** Start PROVIDED ENTRIES **

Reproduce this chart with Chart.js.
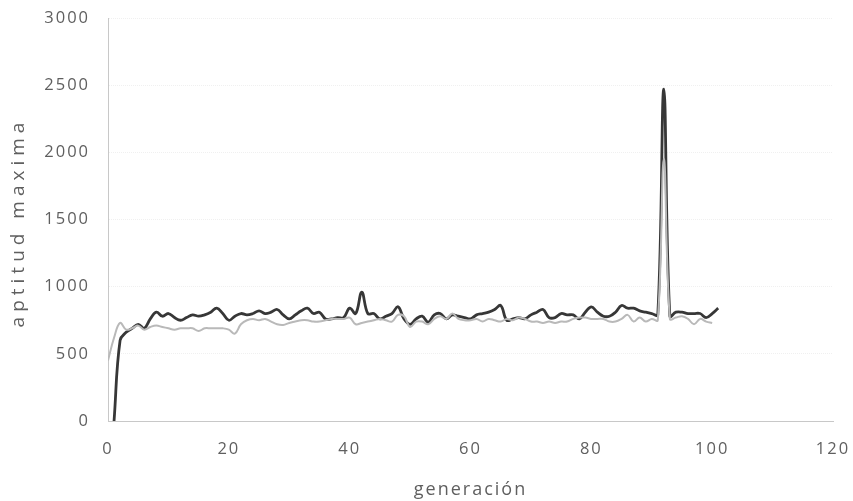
<!DOCTYPE html>
<html>
<head>
<meta charset="utf-8">
<script src="https://cdn.jsdelivr.net/npm/chart.js@4"></script>
<style>
  html, body { margin: 0; padding: 0; background: #fff; }
  #wrap { width: 853px; height: 501px; }
</style>
</head>
<body>
<div id="wrap"><canvas id="myChart"></canvas></div>
<script>
// dark line starts at generation 1, light line at generation 0
var darkStart = 1;
var darkValues = [
    0, 600, 660, 690, 720, 690, 760, 810, 780, 800,
    770, 750, 770, 790, 780, 790, 810, 840, 800, 750,
    780, 800, 790, 800, 820, 800, 810, 830, 790, 760,
    790, 820, 840, 800, 810, 760, 760, 770, 770, 840,
    800, 960, 800, 800, 760, 780, 800, 850, 760, 720,
    760, 780, 735, 790, 800, 760, 790, 780, 770, 760,
    790, 800, 810, 830, 860, 750, 760, 770, 760, 790,
    810, 830, 770, 770, 800, 790, 790, 760, 810, 850,
    810, 780, 780, 810, 860, 840, 840, 820, 810, 800,
    790, 2470, 780, 810, 810, 800, 800, 800, 770, 800,
    840
];
var lightStart = 0;
var lightValues = [
    450, 620, 730, 680, 690, 710, 680, 700, 710, 700,
    690, 680, 690, 690, 690, 670, 690, 690, 690, 690,
    680, 650, 720, 750, 760, 750, 760, 740, 720, 715,
    730, 740, 750, 750, 740, 740, 750, 760, 760, 760,
    770, 720, 730, 740, 750, 760, 750, 740, 790, 780,
    700, 740, 740, 720, 760, 780, 760, 800, 760, 750,
    750, 760, 740, 760, 750, 740, 760, 750, 770, 760,
    740, 740, 730, 740, 730, 740, 740, 760, 770, 770,
    760, 760, 760, 740, 740, 760, 790, 740, 770, 740,
    760, 750, 1950, 760, 770, 780, 760, 720, 760, 740,
    730
];
var xTicks = [0, 20, 40, 60, 80, 100, 120];
var yTicks = [0, 500, 1000, 1500, 2000, 2500, 3000];
var yTitle = 'aptitud maxima';

function toPoints(start, values) {
    return values.map(function (v, i) { return { x: start + i, y: v }; });
}

// the scanned chart has widely spaced lettering
var spacing = {
    id: 'spacing',
    beforeUpdate: function (chart) { chart.ctx.letterSpacing = '2px'; },
    beforeDraw: function (chart) { chart.ctx.letterSpacing = '2px'; },
    afterDraw: function (chart) {
        var c = chart.ctx;
        var area = chart.chartArea;
        c.save();
        c.letterSpacing = '5px';
        c.font = '19px "Open Sans"';
        c.fillStyle = '#5f5f5f';
        c.textAlign = 'center';
        c.textBaseline = 'middle';
        c.translate(19, (area.top + area.bottom) / 2 + 3);
        c.rotate(-Math.PI / 2);
        c.fillText(yTitle, 0, 0);
        c.restore();
    }
};

var ctx = document.getElementById('myChart').getContext('2d');
var myChart = new Chart(ctx, {
    type: 'line',
    data: {
        datasets: [{
            label: 'light',
            data: toPoints(lightStart, lightValues),
            borderColor: 'rgb(185, 185, 185)',
            borderWidth: 2,
            pointRadius: 0,
            tension: 0.4,
            fill: false
        },
        {
            label: 'dark',
            data: toPoints(darkStart, darkValues),
            borderColor: 'rgb(55, 55, 55)',
            borderWidth: 2.8,
            pointRadius: 0,
            tension: 0.4,
            fill: false
        }]
    },
    plugins: [spacing],
    options: {
        responsive: true,
        maintainAspectRatio: false,
        animation: false,
        layout: { padding: { top: 0, right: 0, left: 0, bottom: 0 } },
        plugins: {
            legend: { display: false },
            tooltip: { enabled: false }
        },
        scales: {
            x: {
                type: 'linear',
                min: 0,
                max: 120,
                afterBuildTicks: function (axis) {
                    axis.ticks = xTicks.map(function (v) { return { value: v }; });
                },
                afterFit: function (axis) {
                    axis.height = 80;
                    axis.paddingRight = 20;
                },
                grid: { display: false },
                border: { display: true, color: 'rgb(200, 200, 200)', dash: [1, 1] },
                ticks: {
                    color: '#5f5f5f',
                    padding: 10,
                    font: { family: 'Open Sans', size: 16.5 },
                    callback: function (v) { return String(v); }
                },
                title: {
                    display: true,
                    text: 'generación',
                    color: '#5f5f5f',
                    padding: { top: 10, bottom: 0 },
                    font: { family: 'Open Sans', size: 18 }
                }
            },
            y: {
                min: 0,
                max: 3000,
                afterBuildTicks: function (axis) {
                    axis.ticks = yTicks.map(function (v) { return { value: v }; });
                },
                afterFit: function (axis) {
                    axis.width = 108;
                    axis.paddingTop = 18;
                },
                grid: {
                    color: 'rgba(0, 0, 0, 0.06)',
                    drawTicks: false
                },
                border: { display: true, color: 'rgb(200, 200, 200)', dash: [1, 1] },
                ticks: {
                    color: '#5f5f5f',
                    padding: 18,
                    font: { family: 'Open Sans', size: 16.5 },
                    callback: function (v) { return String(v); }
                },
                title: { display: false }
            }
        }
    }
});
</script>
</body>
</html>
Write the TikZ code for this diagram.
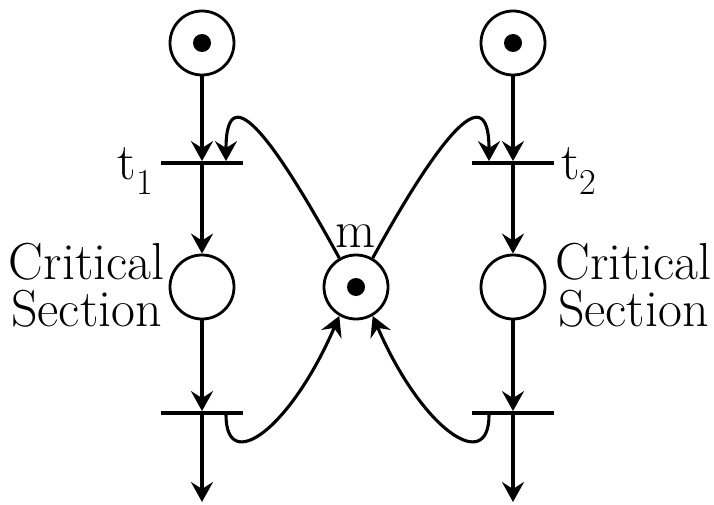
\documentclass[tikz,border=0pt]{standalone}
\usetikzlibrary{arrows.meta, calc}
\tikzset{
  place/.style={circle, draw, line width=2.8pt, minimum size=64pt, inner sep=0pt},
  token/.style={circle, fill=black, minimum size=18pt, inner sep=0pt},
  bar/.style={rectangle, fill=black, minimum width=82pt, minimum height=3.4pt, inner sep=0pt},
  arc/.style={line width=3.1pt, -{Stealth[length=20pt,width=22pt,inset=7pt]}},
  lbl/.style={font=\fontsize{52}{47}\selectfont, inner sep=3pt}
}

\begin{document}
\begin{tikzpicture}[x=1pt, y=-1pt]
        \useasboundingbox (0,0) rectangle (714,505);
        % left process
        \node (p1) [place] at (202,43) {};
        \node (k1) [token] at (p1) {};
        \node (t1) [bar] at (202,163) {};
        \node (cs1) [place] at (202,287) {};
        \node (b1) [bar] at (202,413) {};
        \coordinate (end1) at (202,502);
        % right process
        \node (p2) [place] at (513,43) {};
        \node (k2) [token] at (p2) {};
        \node (t2) [bar] at (513,163) {};
        \node (cs2) [place] at (513,287) {};
        \node (b2) [bar] at (513,413) {};
        \coordinate (end2) at (513,502);
        % mutex
        \node (m) [place] at (356,287) {};
        \node (k3) [token] at (m) {};
        % labels
        \node (t1lbl) [lbl, anchor=east] at ($(t1.west)+(-4,8)$) {t\textsubscript{1}};
        \node (t2lbl) [lbl, anchor=west] at ($(t2.east)+(4,8)$) {t\textsubscript{2}};
        \node (mlbl) [lbl, anchor=south] at ($(m.north)+(0,-3)$) {m};
        \node (cs1lbl) [lbl, align=center, anchor=east] at ($(cs1.west)+(-1,-2)$) {Critical\\Section};
        \node (cs2lbl) [lbl, align=center, anchor=west] at ($(cs2.east)+(6,-2)$) {Critical\\Section};
        % arcs
        \draw[arc] (p1) -- (t1);
        \draw[arc] (t1) -- (cs1);
        \draw[arc] (cs1) -- (b1);
        \draw[arc] (b1) -- (end1);
        \draw[arc] (p2) -- (t2);
        \draw[arc] (t2) -- (cs2);
        \draw[arc] (cs2) -- (b2);
        \draw[arc] (b2) -- (end2);
        \draw[arc] (m.120) .. controls (280,150) and (226,70) .. ($(t1.north)+(24,0)$);
        \draw[arc] (m.60) .. controls (432,150) and (489,70) .. ($(t2.north)+(-24,0)$);
        \draw[arc] ($(b1.south)+(24,0)$) .. controls (226,475) and (290,430) .. (m.240);
        \draw[arc] ($(b2.south)+(-24,0)$) .. controls (489,475) and (422,430) .. (m.300);
\end{tikzpicture}
\end{document}
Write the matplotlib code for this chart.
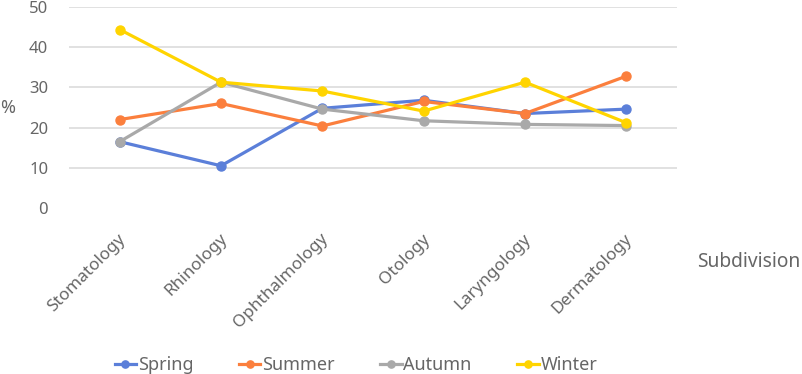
import numpy as np
import matplotlib.pyplot as plt
from matplotlib.transforms import ScaledTranslation

plt.rcParams['font.family'] = ['Noto Sans', 'DejaVu Sans']

categories = ['Stomatology', 'Rhinology', 'Ophthalmology', 'Otology', 'Laryngology', 'Dermatology']
spring = [16.5, 10.5, 24.8, 26.8, 23.5, 24.6]
summer = [22.0, 26.0, 20.4, 26.5, 23.5, 32.8]
autumn = [16.5, 31.3, 24.6, 21.7, 20.8, 20.5]
winter = [44.4, 31.3, 29.1, 24.1, 31.3, 21.2]
seasons = ['Spring', 'Summer', 'Autumn', 'Winter']
colors = ['#5b7fd9', '#fb7f3d', '#a9a9a9', '#ffd400']
yticks = [0, 10, 20, 30, 40, 50]

txt = '#666666'
fig = plt.figure(figsize=(8.03, 3.74), dpi=100)
ax = fig.add_axes([69/803, 1-208/374, 608/803, 201/374])

x = np.arange(len(categories))
for name, vals, c in zip(seasons, [spring, summer, autumn, winter], colors):
    ax.plot(x, vals, color=c, lw=2.3, marker='o', ms=6.5, label=name, zorder=3)

ax.set_xlim(-0.5, len(categories)-0.5)
ax.set_ylim(0, 50)
ax.set_yticks(yticks)
# gridlines (no line at 0 in the original)
for v in yticks[1:]:
    ax.axhline(v, color='#d9d9d9', lw=1.1, zorder=1)
for s in ax.spines.values():
    s.set_visible(False)
ax.tick_params(length=0, labelsize=12, labelcolor=txt)
ax.tick_params(axis='y', pad=15)
ax.set_xticks(x)
ax.set_xticklabels(categories, rotation=45, ha='right', va='top', rotation_mode='anchor', fontsize=12.3)
for lab in ax.get_xticklabels():
    lab.set_transform(lab.get_transform() + ScaledTranslation(-0.02, -0.18, fig.dpi_scale_trans))

fig.text(8/803, 1-108/374, '%', fontsize=13, color=txt, ha='center', va='center')
fig.text(749/803, 1-262/374, 'Subdivision', fontsize=13.8, color=txt, ha='center', va='center')

fig.legend(loc='center', bbox_to_anchor=(356/803, 1-365/374), ncol=4, frameon=False,
           fontsize=13, labelcolor=txt, handlelength=1.2, handletextpad=0.1,
           columnspacing=2.5, markerscale=0.8)

fig.savefig('out.png', dpi=100)
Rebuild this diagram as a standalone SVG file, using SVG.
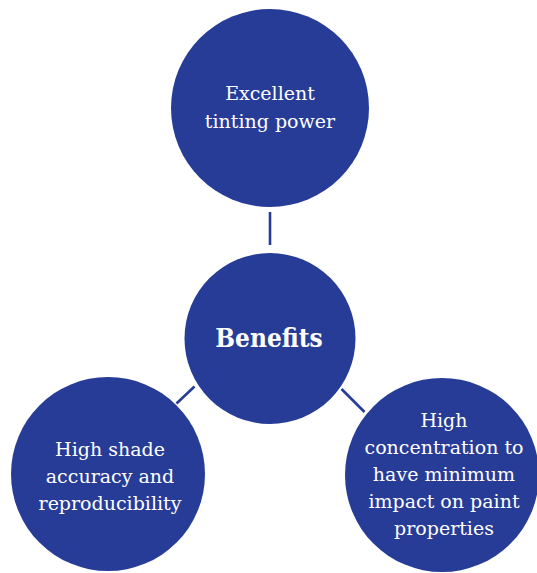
<svg xmlns="http://www.w3.org/2000/svg" width="537" height="573" viewBox="0 0 537 573">
  <style>
    .node { fill: #273C97; }
    .conn { stroke: #273C97; stroke-width: 2.6; fill: none; }
    .lbl { font-family: "DejaVu Serif", "Liberation Serif", serif; font-size: 19px; fill: #ffffff; text-anchor: middle; }
    .hub { font-family: "DejaVu Serif", "Liberation Serif", serif; font-size: 26px; font-weight: bold; font-stretch: condensed; fill: #ffffff; text-anchor: middle; }
  </style>
  <rect width="537" height="573" fill="#ffffff"/>
  <g id="connectors">
    <line class="conn" x1="270" y1="212" x2="270" y2="245"/>
    <line class="conn" x1="176.5" y1="403.5" x2="194.5" y2="386.5"/>
    <line class="conn" x1="341.5" y1="389" x2="364.5" y2="412"/>
  </g>
  <g id="node-top">
    <circle class="node" cx="270" cy="108" r="99"/>
    <text class="lbl" x="270" y="100">Excellent</text>
    <text class="lbl" x="270" y="127.5">tinting power</text>
  </g>
  <g id="node-center">
    <circle class="node" cx="270" cy="338.5" r="85.5"/>
    <text class="hub" x="269" y="346.5">Benefits</text>
  </g>
  <g id="node-left">
    <circle class="node" cx="108" cy="474" r="97"/>
    <text class="lbl" x="110" y="456">High shade</text>
    <text class="lbl" x="110" y="482.5">accuracy and</text>
    <text class="lbl" x="110" y="509.5">reproducibility</text>
  </g>
  <g id="node-right">
    <circle class="node" cx="442" cy="475" r="97"/>
    <text class="lbl" x="444" y="427">High</text>
    <text class="lbl" x="444" y="454">concentration to</text>
    <text class="lbl" x="444" y="481">have minimum</text>
    <text class="lbl" x="444" y="508">impact on paint</text>
    <text class="lbl" x="444" y="535">properties</text>
  </g>
</svg>
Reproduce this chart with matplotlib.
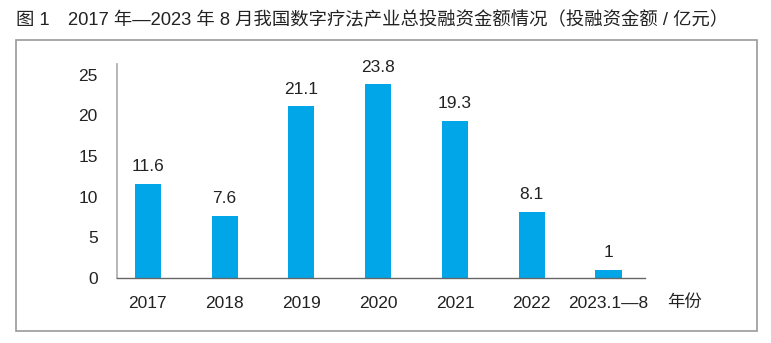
import matplotlib.pyplot as plt
from matplotlib.patches import Rectangle

plt.rcParams['font.family'] = ['Liberation Sans', 'Noto Sans CJK SC', 'DejaVu Sans']

years = ['2017', '2018', '2019', '2020', '2021', '2022', '2023.1—8']
amounts = [11.6, 7.6, 21.1, 23.8, 19.3, 8.1, 1]
value_labels = ['11.6', '7.6', '21.1', '23.8', '19.3', '8.1', '1']

fig = plt.figure(figsize=(7.71, 3.43), dpi=100)
ax = fig.add_axes([0.152, 0.19, 0.685, 0.623])

x = range(len(years))
bars = ax.bar(x, amounts, width=0.34, color='#00a6e8')
for b, lab in zip(bars, value_labels):
    ax.annotate(lab, (b.get_x() + b.get_width() / 2, b.get_height()),
                xytext=(0, 7), textcoords='offset points',
                ha='center', va='bottom', fontsize=12.5, color='#222222')

ax.set_xlim(-0.4, 6.48)
ax.set_ylim(0, 26.3)
ax.set_yticks([0, 5, 10, 15, 20, 25])
ax.set_xticks(list(x))
ax.set_xticklabels(years)
ax.tick_params(axis='both', length=0, labelsize=12.5, colors='#222222')
ax.tick_params(axis='y', pad=14)
ax.tick_params(axis='x', pad=13)
for s in ['top', 'right']:
    ax.spines[s].set_visible(False)
ax.spines['left'].set_color('#aaaaaa')
ax.spines['bottom'].set_color('#666666')
ax.spines['left'].set_linewidth(1.2)
ax.spines['bottom'].set_linewidth(1.0)

fig.text(667 / 771, 1 - 302 / 343, '年份', fontsize=12.5, color='#222222',
         ha='left', va='center')

fig.text(16 / 771, 1 - 20 / 343,
         '图 1　2017 年—2023 年 8 月我国数字疗法产业总投融资金额情况（投融资金额 / 亿元）',
         fontsize=13.2, color='#222222', ha='left', va='center')

fig.patches.append(Rectangle((16 / 771, 1 - 331 / 343), 741 / 771, 291 / 343,
                             transform=fig.transFigure, fill=False,
                             edgecolor='#999999', linewidth=1.2))

fig.savefig('out.png', dpi=100)
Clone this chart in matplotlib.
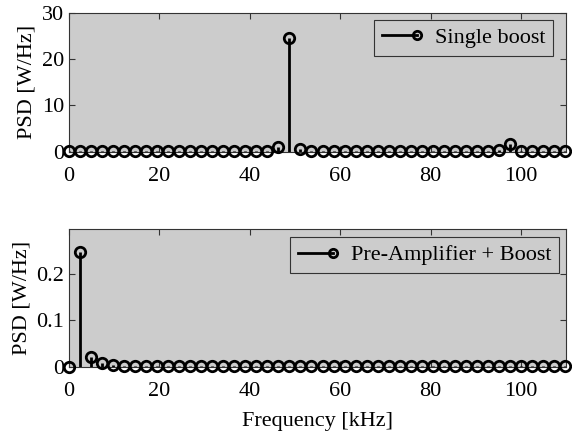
import numpy as np
import matplotlib
matplotlib.use('Agg')
import matplotlib.pyplot as plt
from matplotlib.lines import Line2D
from matplotlib.legend_handler import HandlerBase

plt.rcParams['font.family'] = 'serif'
plt.rcParams['font.serif'] = ['Liberation Serif', 'DejaVu Serif']
plt.rcParams['font.size'] = 16

# frequency bins (kHz)
df = 2.44
freq = np.arange(46) * df

# single boost PSD [W/Hz]
psd_single = [0.05, 0.05, 0.05, 0.05, 0.05, 0.05, 0.05, 0.05, 0.05, 0.05,
              0.05, 0.05, 0.05, 0.05, 0.05, 0.05, 0.05, 0.05, 0.1, 1.0,
              24.6, 0.5, 0.05, 0.05, 0.05, 0.05, 0.05, 0.05, 0.05, 0.05,
              0.05, 0.05, 0.05, 0.05, 0.05, 0.05, 0.05, 0.05, 0.05, 0.3,
              1.6, 0.05, 0.05, 0.05, 0.05, 0.05]

# pre-amplifier + boost PSD [W/Hz]
psd_pre = [0.0, 0.246, 0.0215, 0.0086, 0.0037, 0.0015] + [0.001] * 40

MS = 7.5
MEW = 2.0
LW = 2.0


class HandlerEndMarker(HandlerBase):
    # line with the marker on its right end, like a MATLAB stem legend
    def create_artists(self, legend, orig_handle, xdescent, ydescent,
                       width, height, fontsize, trans):
        y = (height - ydescent) / 2
        line = Line2D([-xdescent, -xdescent + width], [y, y], color='k', lw=LW)
        mark = Line2D([-xdescent + width], [y], ls='none', marker='o',
                      markerfacecolor='none', markeredgecolor='k',
                      markeredgewidth=MEW, markersize=MS - 1.5)
        line.set_transform(trans)
        mark.set_transform(trans)
        return [line, mark]


def stem_panel(ax, x, y, ylim, yticks, label, anchor):
    ax.set_facecolor('#cccccc')
    ml, sl, bl = ax.stem(x, y, linefmt='k-', markerfmt='ko', basefmt=' ')
    ml.set_markerfacecolor('none')
    ml.set_markeredgewidth(MEW)
    ml.set_markersize(MS)
    ml.set_clip_on(False)
    ml.set_zorder(5)
    sl.set_linewidth(LW)
    ax.set_xlim(0, 110)
    ax.set_ylim(*ylim)
    ax.set_xticks([0, 20, 40, 60, 80, 100])
    ax.set_yticks(yticks)
    ax.set_yticklabels([('%g' % t) for t in yticks])
    ax.tick_params(direction='in', top=True, right=True, length=4,
                   labelsize=16, color='#333333')
    ax.tick_params(axis='x', pad=11)
    ax.tick_params(axis='y', pad=3)
    for s in ax.spines.values():
        s.set_color('#333333')
        s.set_linewidth(0.8)
    ax.set_ylabel('PSD [W/Hz]', fontsize=16, labelpad=4)
    h = Line2D([], [])
    leg = ax.legend([h], [label], loc='upper right', bbox_to_anchor=anchor,
                    fontsize=16, handler_map={h: HandlerEndMarker()},
                    fancybox=False, framealpha=1, facecolor='#cccccc',
                    edgecolor='#333333', borderaxespad=0, handlelength=1.6,
                    borderpad=0.35, handletextpad=0.8)
    leg.get_frame().set_linewidth(0.8)


fig = plt.figure(figsize=(5.72, 4.38), dpi=100)
ax1 = fig.add_axes([0.120, 0.654, 0.870, 0.316])
ax2 = fig.add_axes([0.120, 0.163, 0.870, 0.314])

stem_panel(ax1, freq, psd_single, (0, 30), [0, 10, 20, 30], 'Single boost',
           (0.974, 0.951))
stem_panel(ax2, freq, psd_pre, (0, 0.296), [0, 0.1, 0.2],
           'Pre-Amplifier + Boost', (0.986, 0.942))
ax2.set_xlabel('Frequency [kHz]', fontsize=16, labelpad=8)

fig.savefig('out.png', dpi=100)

** End PROVIDED ENTRIES **

GIVEN REQUEST
Of all the lines above, how many contain the word "Reproduce"? Answer with only the number.

FULL SOLUTION
2